Helen Makower (1 June 1910 in London - 17 May 1998 in Marlborough, Wiltshire) was a British economist. She was the daughter of the writer and music critic Stanley Makower. Graduating from Newnham College, Cambridge (M.A. Oxon, inc. awarded 1938, and with a Ph.D. in Economics (London School of Economics and Political Science) 1937, she joined Jacob Marschak's Oxford Institute of Statistics before serving in Frederick Lindemann's S-Branch, Sir Winston Churchill's private economics and statistics service, during World War II. After the war, she served briefly with the British Control Commission in Germany and later with the United Nations, before returning to academia and the London School of Economics, where she retired as a Reader in 1977. Makower was at the forefront of the statistical turn in the British economics of the 1930s, and remained an influential figure after the war, acting as an important link between the mathematical economics developed at the Cowles Commission and British economics.

==Works==
- Makower, H. and Marschak, J., 1938. Assets, prices and monetary theory.

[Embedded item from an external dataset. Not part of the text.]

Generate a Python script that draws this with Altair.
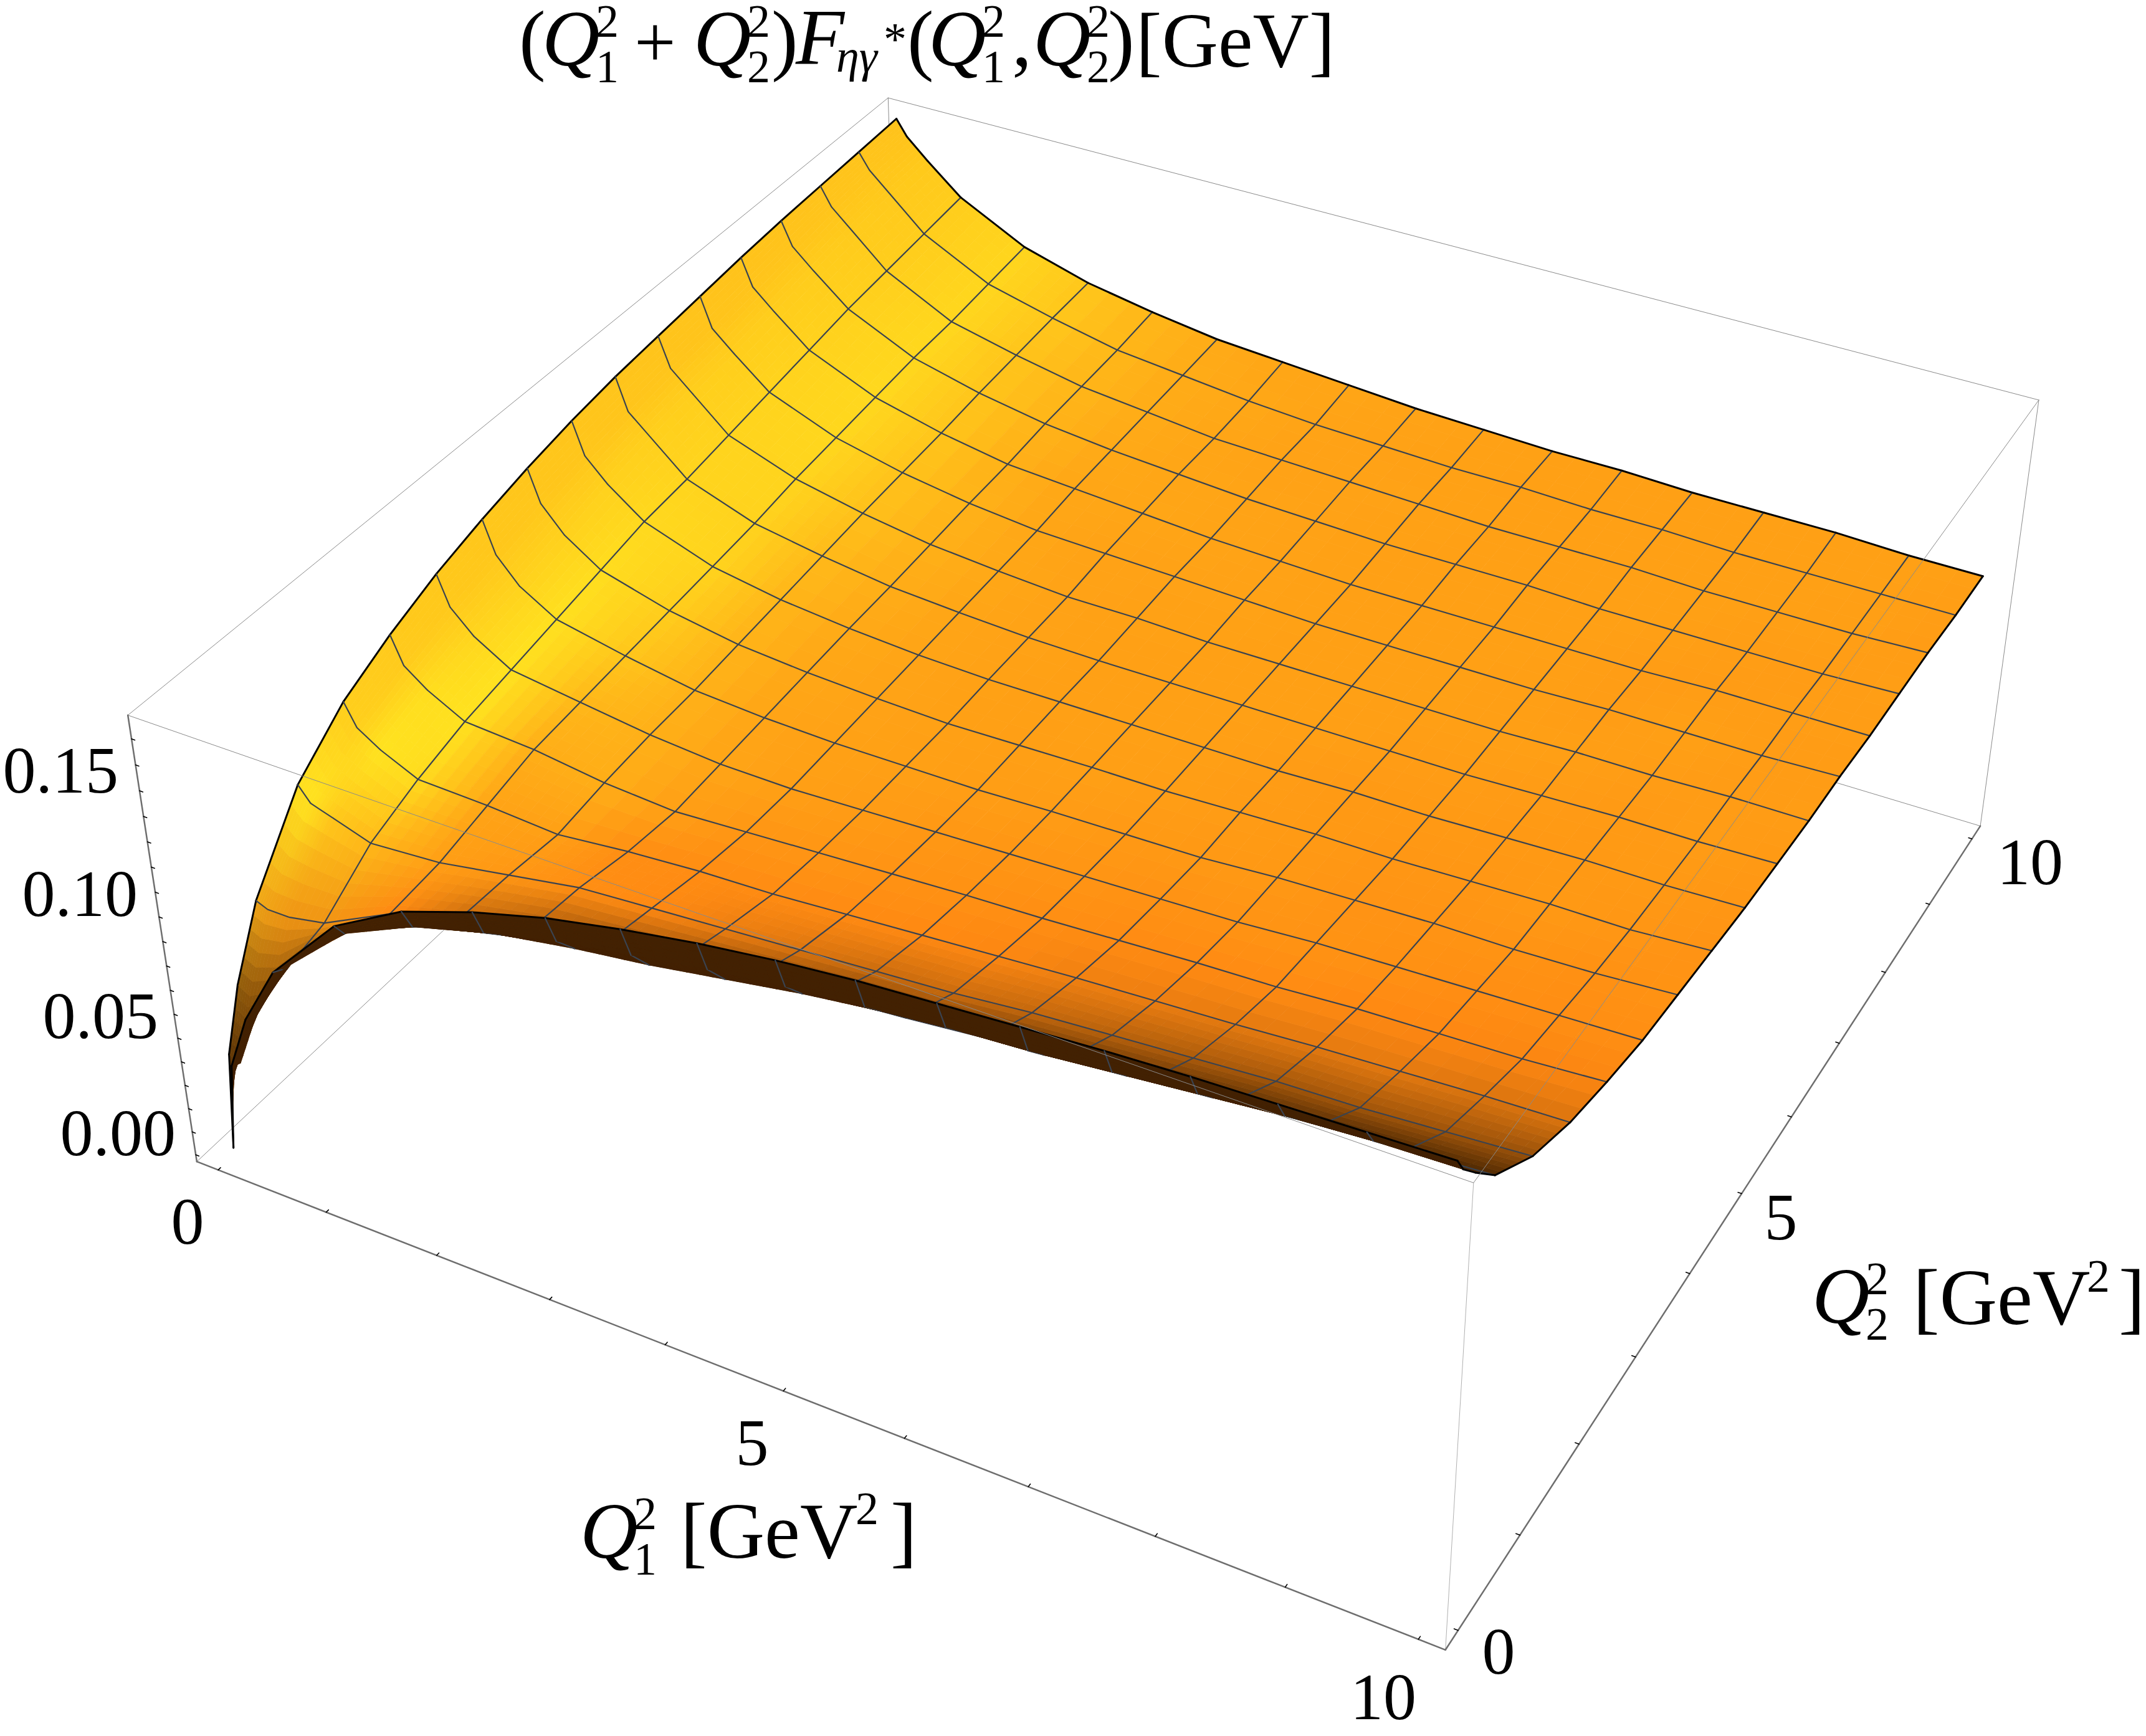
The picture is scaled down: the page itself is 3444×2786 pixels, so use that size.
import numpy as np
import altair as alt

# ---- data ----
q_grid = [0, .1, .3, .625, 1.25, 1.875, 2.5, 3.125, 3.75, 4.375, 5, 5.625, 6.25, 6.875, 7.5, 8.125, 8.75, 9.375, 10]
# lower triangle of the symmetric surface z(a, b), b <= a
z_rows = [
 [0],
 [.037, .035],
 [.060, .057, .062],
 [.085, .083, .083, .086],
 [.114, .108, .105, .100, .102],
 [.130, .121, .115, .108, .107, .105],
 [.140, .129, .122, .114, .112, .108, .106],
 [.148, .136, .127, .118, .114, .110, .1075, .107],
 [.154, .141, .131, .122, .116, .111, .109, .108, .108],
 [.159, .146, .136, .126, .118, .113, .1105, .109, .108, .1085],
 [.163, .150, .141, .130, .120, .115, .112, .110, .109, .109, .109],
 [.166, .153, .145, .132, .122, .117, .113, .111, .1095, .109, .109, .109],
 [.168, .156, .148, .135, .125, .119, .1145, .112, .110, .110, .109, .109, .109],
 [.170, .158, .150, .138, .127, .1205, .116, .113, .112, .111, .110, .109, .109, .109],
 [.172, .161, .153, .141, .129, .122, .117, .115, .113, .111, .110, .109, .109, .109, .109],
 [.1735, .164, .156, .144, .131, .124, .119, .116, .114, .112, .111, .110, .110, .110, .109, .109],
 [.1745, .167, .159, .146, .132, .1255, .120, .117, .114, .113, .112, .111, .110, .110, .110, .109, .109],
 [.1755, .169, .161, .148, .134, .127, .121, .118, .115, .113, .112, .111, .111, .110, .110, .109, .109, .109],
 [.1765, .170, .162, .150, .136, .128, .123, .119, .117, .115, .113, .112, .111, .111, .110, .110, .110, .109, .109],
]
low_q_shade = [.92, .85, .62, .08]  # darkening of the low-Q corner, by row
mesh_from = 3  # first grid index carrying a mesh line
q_ticks = list(range(0, 11))
z_ticks = [round(i * .01, 2) for i in range(0, 18)]
q_range = (-.2, 10.2)
z_range = (-.003, .179)
# view calibration: box corners as seen in the picture
view_corners = [
 ((0, 0, 0), (318, 1867)), ((1, 0, 0), (2322, 2647)), ((1, 1, 0), (3178, 1324)), ((0, 1, 0), (1443, 804)),
 ((0, 0, 1), (204, 1144)), ((1, 0, 1), (2361, 1900)), ((1, 1, 1), (3273, 643)), ((0, 1, 1), (1428, 158)),
]
FONT = "Liberation Serif"
W, H = 3428, 2770

# ---- projection ----
A = []
for (u, v, w), (x, y) in view_corners:
    A.append([u, v, w, 1, 0, 0, 0, 0, -x*u, -x*v, -x*w, -x])
    A.append([0, 0, 0, 0, u, v, w, 1, -y*u, -y*v, -y*w, -y])
P = np.linalg.svd(np.array(A, float))[2][-1].reshape(3, 4)


def hom(a, b, z):
    u = (a - q_range[0]) / (q_range[1] - q_range[0])
    v = (b - q_range[0]) / (q_range[1] - q_range[0])
    w = (z - z_range[0]) / (z_range[1] - z_range[0])
    return P @ np.array([u, v, w, 1.0])


def proj(a, b, z):
    h = hom(a, b, z)
    return [round(float(h[0] / h[2]) - 8, 1), round(float(h[1] / h[2]) - 8, 1)]


def depth(a, b, z):
    return abs(float(hom(a, b, z)[2]))


q = np.array(q_grid, float)
n = len(q)
Z = np.zeros((n, n))  # Z[i, j]: a = q[i], b = q[j]
for i, row in enumerate(z_rows):
    for j, v in enumerate(row):
        Z[i, j] = Z[j, i] = v

# ---- shading from surface normals ----
zs = 10.4 / .182
za = -np.gradient(Z, q, axis=0) * zs
zb = -np.gradient(Z, q, axis=1) * zs
nrm = np.sqrt(1 + za**2 + zb**2)
na, nb = za / nrm, zb / nrm
ORANGE = np.array([255, 158, 21.]); DEEP = np.array([255, 136, 18.])
YELLOW = np.array([255, 232, 32.]); BROWN = np.array([70, 36, 2.])
UNDER = (66, 33, 2)


def mix(c1, c2, t):
    return c1 + (c2 - c1) * t


C = np.zeros((n, n, 3))
for i in range(n):
    for j in range(n):
        c = mix(ORANGE, DEEP, min(max(nb[i, j], 0) / .35, 1))
        y = np.exp(-((na[i, j] - .72) / .38)**2) * (1 - min(max(nb[i, j], 0) / .5, 1)) * (1 - .25 * q[j] / 10)
        c = mix(c, YELLOW, y)
        d = min(max((nb[i, j] - .35) / .55, 0), 1)**1.3
        if i <= 3 and j <= 3:
            d = max(d, low_q_shade[j])
        C[i, j] = mix(c, BROWN, d)


def hexc(c):
    return "#%02x%02x%02x" % tuple(int(round(float(x))) for x in c)


def area(p):
    s = 0
    for k in range(len(p)):
        x0, y0 = p[k]; x1, y1 = p[(k + 1) % len(p)]
        s += x0 * y1 - x1 * y0
    return s


def poly(ring, color):
    return {"type": "Feature", "geometry": {"type": "Polygon", "coordinates": [ring + [ring[0]]]},
            "properties": {"f": color, "s": color, "w": 0.8}}


def line(pts, color, width):
    return {"type": "Feature", "geometry": {"type": "LineString", "coordinates": pts},
            "properties": {"f": "transparent", "s": color, "w": width}}


ref_sign = np.sign(area([proj(q[i], q[j], Z[i, j]) for i, j in [(15, 15), (16, 15), (16, 16), (15, 16)]]))
cell_depth = np.zeros((n - 1, n - 1))
for i in range(n - 1):
    for j in range(n - 1):
        cell_depth[i, j] = np.mean([depth(q[i + a], q[j + b], Z[i + a, j + b]) for a in (0, 1) for b in (0, 1)])

items = []
for i in range(n - 1):
    for j in range(n - 1):
        SUB = 6 if (i <= 4 or j <= 4) else 3

        def pt(s, t):
            a = q[i] + (q[i + 1] - q[i]) * s
            b = q[j] + (q[j + 1] - q[j]) * t
            z = (Z[i, j]*(1-s)*(1-t) + Z[i+1, j]*s*(1-t) + Z[i, j+1]*(1-s)*t + Z[i+1, j+1]*s*t)
            col = (C[i, j]*(1-s)*(1-t) + C[i+1, j]*s*(1-t) + C[i, j+1]*(1-s)*t + C[i+1, j+1]*s*t)
            return proj(a, b, z), col
        for si in range(SUB):
            for sj in range(SUB):
                cs = [(si/SUB, sj/SUB), ((si+1)/SUB, sj/SUB), ((si+1)/SUB, (sj+1)/SUB), (si/SUB, (sj+1)/SUB)]
                res = [pt(s, t) for s, t in cs]
                ring = [r[0] for r in res]
                col = sum(r[1] for r in res) / 4
                if np.sign(area(ring)) != ref_sign:
                    col = np.array(UNDER, float)
                items.append((cell_depth[i, j], 0, poly(ring, hexc(col))))

MESH = "#3a4350"
for i in range(n):
    for j in range(n - 1):
        edge = i == 0 or i == n - 1
        if edge or i >= mesh_from:
            neigh = [cell_depth[k, j] for k in (i - 1, i) if 0 <= k < n - 1]
            items.append((min(neigh) - 1e-9, 1, line([proj(q[i], q[j], Z[i, j]), proj(q[i], q[j + 1], Z[i, j + 1])],
                                                     "#000000" if edge else MESH, 3 if edge else 2.2)))
            neigh = [cell_depth[j, k] for k in (i - 1, i) if 0 <= k < n - 1]
            items.append((min(neigh) - 1e-9, 1, line([proj(q[j], q[i], Z[j, i]), proj(q[j + 1], q[i], Z[j + 1, i])],
                                                     "#000000" if edge else MESH, 3 if edge else 2.2)))
items.sort(key=lambda it: (-it[0], it[1]))
surface = [it[2] for it in items]

# ---- box and ticks ----
lo, hi = q_range
zl, zh = z_range
c = {k: proj(*k) for k in [(x, y, z) for x in (lo, hi) for y in (lo, hi) for z in (zl, zh)]}
THIN = "#8a8a8a"; AXIS = "#6e6e6e"
back = [line([c[(lo, lo, zh)], c[(lo, hi, zh)]], THIN, 1), line([c[(lo, hi, zh)], c[(hi, hi, zh)]], THIN, 1),
        line([c[(lo, hi, zh)], c[(lo, hi, zl)]], THIN, 1), line([c[(lo, lo, zl)], c[(lo, hi, zl)]], THIN, 1),
        line([c[(lo, hi, zl)], c[(hi, hi, zl)]], THIN, 1)]
front = [line([c[(lo, lo, zh)], c[(hi, lo, zh)]], THIN, 1), line([c[(hi, lo, zh)], c[(hi, hi, zh)]], THIN, 1),
         line([c[(hi, lo, zl)], c[(hi, lo, zh)]], "#b0b0b0", 1), line([c[(hi, hi, zl)], c[(hi, hi, zh)]], THIN, 1),
         line([c[(lo, lo, zl)], c[(lo, lo, zh)]], AXIS, 2.5), line([c[(lo, lo, zl)], c[(hi, lo, zl)]], AXIS, 2.5),
         line([c[(hi, lo, zl)], c[(hi, hi, zl)]], AXIS, 2.5)]
for v in q_ticks:
    front.append(line([proj(v, lo, zl), proj(v, lo + .03, zl)], "#000000", 1.6))
    front.append(line([proj(hi, v, zl), proj(hi - .03, v, zl)], "#000000", 1.6))
for v in z_ticks:
    front.append(line([proj(lo, lo, v), proj(lo + .03, lo, v)], "#000000", 1.6))


def shapes(feats):
    return alt.Chart(alt.Data(values=feats)).mark_geoshape(strokeJoin="round", strokeCap="round").encode(
        fill=alt.Fill("properties.f:N", scale=None),
        stroke=alt.Stroke("properties.s:N", scale=None),
        strokeWidth=alt.StrokeWidth("properties.w:Q", scale=None),
    ).project(**{"type": "identity", "scale": 1, "translate": [0, 0]})


def T(s, x, y, size=106, style="normal", align="left"):
    return alt.Chart(alt.Data(values=[{"a": 1}])).mark_text(
        text=s, x=x - 8, y=y - 8, fontSize=size, fontStyle=style, font=FONT, align=align,
        baseline="alphabetic", color="black")


def Qlabel(x, y, sub):
    return [T("Q", x, y, 128, "italic"), T("2", x + 86, y - 46, 74), T(sub, x + 86, y + 27, 74)]


texts = [
    T("0.15", 190, 1272, align="right"), T("0.10", 221, 1470, align="right"),
    T("0.05", 254, 1666, align="right"), T("0.00", 282, 1854, align="right"),
    T("0", 301, 1996, align="center"), T("5", 1207, 2351, align="center"),
    T("10", 2220, 2759, align="center"), T("0", 2405, 2686, align="center"),
    T("5", 2858, 1989, align="center"), T("10", 3258, 1419, align="center"),
    # title
    T("(", 833, 105, 128), *Qlabel(870, 105, "1"), T("+", 1018, 108, 118),
    *Qlabel(1113, 105, "2"), T(")", 1238, 105, 128), T("F", 1277, 102, 128, "italic"),
    T("ηγ", 1342, 115, 74, "italic"), T("*", 1418, 88, 74), T("(", 1456, 105, 128),
    *Qlabel(1490, 105, "1"), T(",", 1624, 105, 128), *Qlabel(1658, 105, "2"),
    T(")", 1778, 105, 128), T("[GeV]", 1823, 107, 125),
    # Q1 axis title
    *Qlabel(931, 2500, "1"), T("[GeV", 1092, 2500, 128), T("2", 1373, 2446, 74), T("]", 1429, 2500, 128),
    # Q2 axis title
    *Qlabel(2908, 2123, "2"), T("[GeV", 3070, 2125, 128), T("2", 3349, 2073, 74), T("]", 3400, 2125, 128),
]

chart = alt.layer(shapes(back), shapes(surface), shapes(front), *texts).properties(
    width=W, height=H, padding=0, background="white",
    autosize=alt.AutoSizeParams(type="none"),
).configure_view(stroke=None)

chart.save("out.html", embed_options={"renderer": "svg", "actions": False})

Economica, 5(19), pp.261-288.
- Makower H., J. Marschak, H.W. Robinson (1939-40) Studies in mobility of labor: analysis for Great Britain, Pt I& II Oxford Economic Papers, 4 (1940), pp. 39-62
- Makower, Helen, Activity Analysis and the Theory of Economic Equilibrium (London : Macmillan 1957).

==Bibliography==

- Lancaster, K. J. (1987), "Makower, Helen". In J. Eatwell, M. Milgate, and P. Newman, The New Palgrave, vol. 3, London: Macmillan, p. 280.